Charts and diagrams as code
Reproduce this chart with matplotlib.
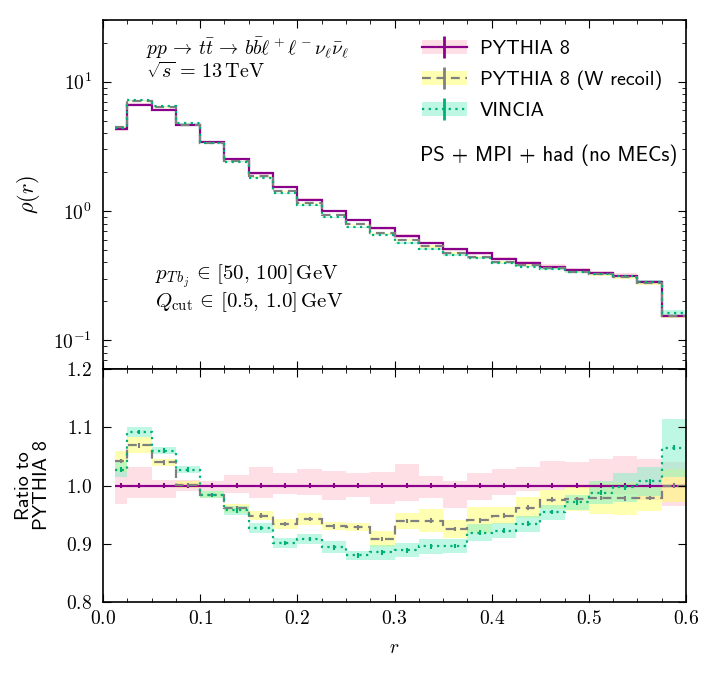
import numpy as np
import matplotlib.pyplot as plt
from matplotlib.patches import Patch
from matplotlib.lines import Line2D

plt.rcParams['font.family'] = 'cmr10'
plt.rcParams['mathtext.fontset'] = 'cm'
plt.rcParams['axes.formatter.use_mathtext'] = True

# bin edges in r (first bin is half width)
edges = [0.0125, 0.025, 0.05, 0.075, 0.1, 0.125, 0.15, 0.175, 0.2, 0.225, 0.25,
         0.275, 0.3, 0.325, 0.35, 0.375, 0.4, 0.425, 0.45, 0.475, 0.5, 0.525,
         0.55, 0.575, 0.6]

# rho(r) for the three generators
rho_pythia = [4.29, 6.58, 6.08, 4.65, 3.44, 2.52, 1.95, 1.52, 1.22, 1.00, 0.85, 0.741,
              0.638, 0.566, 0.51, 0.47, 0.427, 0.397, 0.372, 0.348, 0.330, 0.315, 0.282, 0.154]
rho_wrecoil = [4.470, 7.034, 6.323, 4.655, 3.385, 2.422, 1.849, 1.420, 1.150, 0.930, 0.789, 0.673,
               0.599, 0.532, 0.472, 0.442, 0.405, 0.382, 0.363, 0.340, 0.323, 0.308, 0.276, 0.154]
rho_vincia = [4.406, 7.185, 6.445, 4.776, 3.385, 2.412, 1.808, 1.370, 1.108, 0.894, 0.748, 0.656,
              0.567, 0.507, 0.457, 0.432, 0.394, 0.371, 0.355, 0.338, 0.326, 0.314, 0.284, 0.164]

# scale variation envelopes (relative)
pythia_lo = [0.969, 0.979, 0.979, 0.990, 0.991, 0.988, 0.978, 0.985, 0.984, 0.976, 0.981, 0.969,
             0.974, 0.978, 0.962, 0.976, 0.984, 0.990, 0.993, 0.995, 0.985, 0.985, 0.975, 0.965]
pythia_hi = [1.031, 1.031, 1.010, 1.010, 1.008, 1.018, 1.031, 1.021, 1.028, 1.025, 1.022, 1.024,
             1.037, 1.017, 1.007, 1.022, 1.028, 1.031, 1.042, 1.040, 1.046, 1.050, 1.045, 1.040]
wrecoil_err = [0.018, 0.014, 0.006, 0.006, 0.006, 0.008, 0.008, 0.008, 0.010, 0.007, 0.007, 0.013,
               0.014, 0.020, 0.016, 0.022, 0.015, 0.018, 0.016, 0.020, 0.027, 0.028, 0.022, 0.028]
vincia_err = [0.013, 0.008, 0.006, 0.006, 0.006, 0.008, 0.008, 0.009, 0.008, 0.010, 0.008, 0.013,
              0.012, 0.013, 0.012, 0.015, 0.013, 0.014, 0.013, 0.013, 0.020, 0.025, 0.025, 0.050]
stat_err = 0.004

edges = np.array(edges)
centers = 0.5 * (edges[1:] + edges[:-1])
p = np.array(rho_pythia)
w = np.array(rho_wrecoil)
v = np.array(rho_vincia)

c_py, c_wr, c_vi = '#8b008b', '#808080', '#00b074'
b_py, b_wr, b_vi = '#ffc0cf', '#ffff66', '#7ff0c8'
ls_wr = (0, (4, 2.5))
ls_vi = (0, (1, 2))

fig = plt.figure(figsize=(7.14, 6.75), dpi=100)
ax1 = fig.add_axes([0.1443, 0.4533, 0.8165, 0.5171])
ax2 = fig.add_axes([0.1443, 0.1081, 0.8165, 0.3452], sharex=ax1)

# top panel
ax1.stairs(p * np.array(pythia_hi), edges, baseline=p * np.array(pythia_lo), fill=True, color=b_py, alpha=0.5, lw=0)
ax1.stairs(w * (1 + np.array(wrecoil_err)), edges, baseline=w * (1 - np.array(wrecoil_err)), fill=True, color=b_wr, alpha=0.5, lw=0)
ax1.stairs(v * (1 + np.array(vincia_err)), edges, baseline=v * (1 - np.array(vincia_err)), fill=True, color=b_vi, alpha=0.5, lw=0)
ax1.stairs(p, edges, baseline=None, color=c_py, lw=1.6)
ax1.stairs(w, edges, baseline=None, color=c_wr, lw=1.6, ls=ls_wr)
ax1.stairs(v, edges, baseline=None, color=c_vi, lw=1.6, ls=ls_vi)
ax1.set_yscale('log')
ax1.set_ylim(0.06, 30)
ax1.set_ylabel(r'$\rho(r)$', fontsize=16)
ax1.yaxis.set_label_coords(-0.105, 0.5)
ax1.tick_params(labelbottom=False)

ax1.text(0.074, 0.917, r'$pp \,\to\, t\bar{t} \,\to\, b\bar{b}\ell^+\ell^-\nu_\ell\bar{\nu}_\ell$',
         transform=ax1.transAxes, fontsize=14, va='center')
ax1.text(0.074, 0.851, r'$\sqrt{s} \,=\, 13\,\mathrm{TeV}$', transform=ax1.transAxes, fontsize=14.5, va='center')
ax1.text(0.089, 0.264, r'$p_{T\,b_j} \,\in\, [50,\, 100]\,\mathrm{GeV}$', transform=ax1.transAxes, fontsize=15, va='center')
ax1.text(0.089, 0.192, r'$Q_\mathrm{cut} \,\in\, [0.5,\, 1.0]\,\mathrm{GeV}$', transform=ax1.transAxes, fontsize=15, va='center')
ax1.text(0.986, 0.613, 'PS + MPI + had (no MECs)', transform=ax1.transAxes, fontsize=15,
         va='center', ha='right', family='cmss10')

handles = [
    (Patch(color=b_py, alpha=0.5, lw=0), Line2D([], [], color=c_py, lw=1.6, marker='|', ms=16, mew=2)),
    (Patch(color=b_wr, alpha=0.5, lw=0), Line2D([], [], color=c_wr, lw=1.6, ls=ls_wr, marker='|', ms=16, mew=2)),
    (Patch(color=b_vi, alpha=0.5, lw=0), Line2D([], [], color=c_vi, lw=1.6, ls=ls_vi, marker='|', ms=16, mew=2)),
]
labels = ['PYTHIA 8', 'PYTHIA 8 (W recoil)', 'VINCIA']
ax1.legend(handles, labels, loc='upper left', bbox_to_anchor=(0.52, 0.99), frameon=False,
           prop={'family': 'cmss10', 'size': 14.5}, handlelength=2.2, handletextpad=0.65,
           labelspacing=0.62, borderpad=0.3)

# ratio panel
ratio_w = w / p
ratio_v = v / p
ones = np.ones_like(p)
ax2.stairs(pythia_hi, edges, baseline=pythia_lo, fill=True, color=b_py, alpha=0.5, lw=0)
ax2.stairs(ratio_w + np.array(wrecoil_err), edges, baseline=ratio_w - np.array(wrecoil_err), fill=True, color=b_wr, alpha=0.5, lw=0)
ax2.stairs(ratio_v + np.array(vincia_err), edges, baseline=ratio_v - np.array(vincia_err), fill=True, color=b_vi, alpha=0.5, lw=0)
ax2.stairs(ones, edges, baseline=None, color=c_py, lw=1.6)
ax2.stairs(ratio_w, edges, baseline=None, color=c_wr, lw=1.6, ls=ls_wr)
ax2.stairs(ratio_v, edges, baseline=None, color=c_vi, lw=1.6, ls=ls_vi)
ax2.errorbar(centers, ones, yerr=stat_err, fmt='none', ecolor=c_py, elinewidth=1.5)
ax2.errorbar(centers, ratio_w, yerr=stat_err, fmt='none', ecolor=c_wr, elinewidth=1.5)
ax2.errorbar(centers, ratio_v, yerr=stat_err, fmt='none', ecolor=c_vi, elinewidth=1.5)
ax2.set_ylim(0.8, 1.2)
ax2.set_yticks([0.8, 0.9, 1.0, 1.1, 1.2])
ax2.set_xlim(0.0, 0.6)
ax2.set_xticks(np.arange(0, 0.61, 0.1))
ax2.set_xticks(np.arange(0, 0.601, 0.025), minor=True)
ax2.set_xlabel(r'$r$', fontsize=14, labelpad=8)
ax2.set_ylabel('Ratio to\nPYTHIA 8', fontsize=14.5, family='cmss10', linespacing=0.95)
ax2.yaxis.set_label_coords(-0.09, 0.5)

for ax in (ax1, ax2):
    ax.tick_params(which='both', direction='in', top=True, right=True, labelsize=14)
    ax.tick_params(axis='y', pad=8)
    ax.tick_params(axis='x', pad=6)
    ax.tick_params(which='major', length=6)
    ax.tick_params(which='minor', length=3)
    for s in ax.spines.values():
        s.set_linewidth(1.2)

fig.savefig('out.png', dpi=100)
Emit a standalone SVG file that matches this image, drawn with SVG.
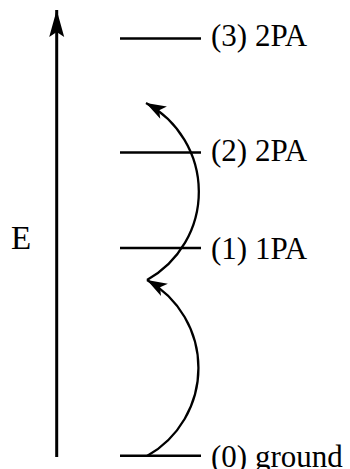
<svg xmlns="http://www.w3.org/2000/svg" width="350" height="469" viewBox="0 0 350 469">
<style>
.lvl{stroke:#000;stroke-width:2.4;fill:none}
.lbl{font-family:"Liberation Serif","Times New Roman",serif;font-size:31px;fill:#000}
.arc{stroke:#000;stroke-width:2.3;fill:none}
</style>
<defs>
<marker id="headSmall" markerUnits="userSpaceOnUse" markerWidth="26" markerHeight="18" viewBox="-22 -9 26 18" refX="0" refY="0" orient="auto">
<path d="M0,0 L-20,-7 L-15,0 L-20,7 Z" fill="#000"/>
</marker>
<marker id="headAxis" markerUnits="userSpaceOnUse" markerWidth="32" markerHeight="18" viewBox="-30 -9 32 18" refX="0" refY="0" orient="auto">
<path d="M0,0 L-27,-7.5 L-22,0 L-27,7.5 Z" fill="#000"/>
</marker>
</defs>
<g id="connectors">
<line x1="56.7" y1="457" x2="56.7" y2="10" stroke="#000" stroke-width="3" marker-end="url(#headAxis)"/>
<path class="arc" d="M147,456 A101,101 0 0 0 147,280" marker-end="url(#headSmall)"/>
<path class="arc" d="M147,280 A101,101 0 0 0 146,103" marker-end="url(#headSmall)"/>
</g>
<g id="axis-label"><text class="lbl" x="11" y="249" style="font-size:33px">E</text></g>
<g id="level3"><line class="lvl" x1="120" y1="38.5" x2="201" y2="38.5"/><text class="lbl" x="211" y="46">(3) 2PA</text></g>
<g id="level2"><line class="lvl" x1="120" y1="152.5" x2="201" y2="152.5"/><text class="lbl" x="211" y="161">(2) 2PA</text></g>
<g id="level1"><line class="lvl" x1="120" y1="248" x2="201" y2="248"/><text class="lbl" x="211" y="259">(1) 1PA</text></g>
<g id="level0"><line class="lvl" x1="120" y1="455.7" x2="201" y2="455.7"/><text class="lbl" x="211" y="467">(0) ground</text></g>
</svg>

§ **Written request**:
Restate word for word every line from the top of the entries above to the line with "plt.rcParams['axes.formatter.use_mathtext'] = True", inclusive, and skip any pictures.

§ **Result for this exercise**:
Reproduce this chart with matplotlib.
import numpy as np
import matplotlib.pyplot as plt
from matplotlib.patches import Patch
from matplotlib.lines import Line2D

plt.rcParams['font.family'] = 'cmr10'
plt.rcParams['mathtext.fontset'] = 'cm'
plt.rcParams['axes.formatter.use_mathtext'] = True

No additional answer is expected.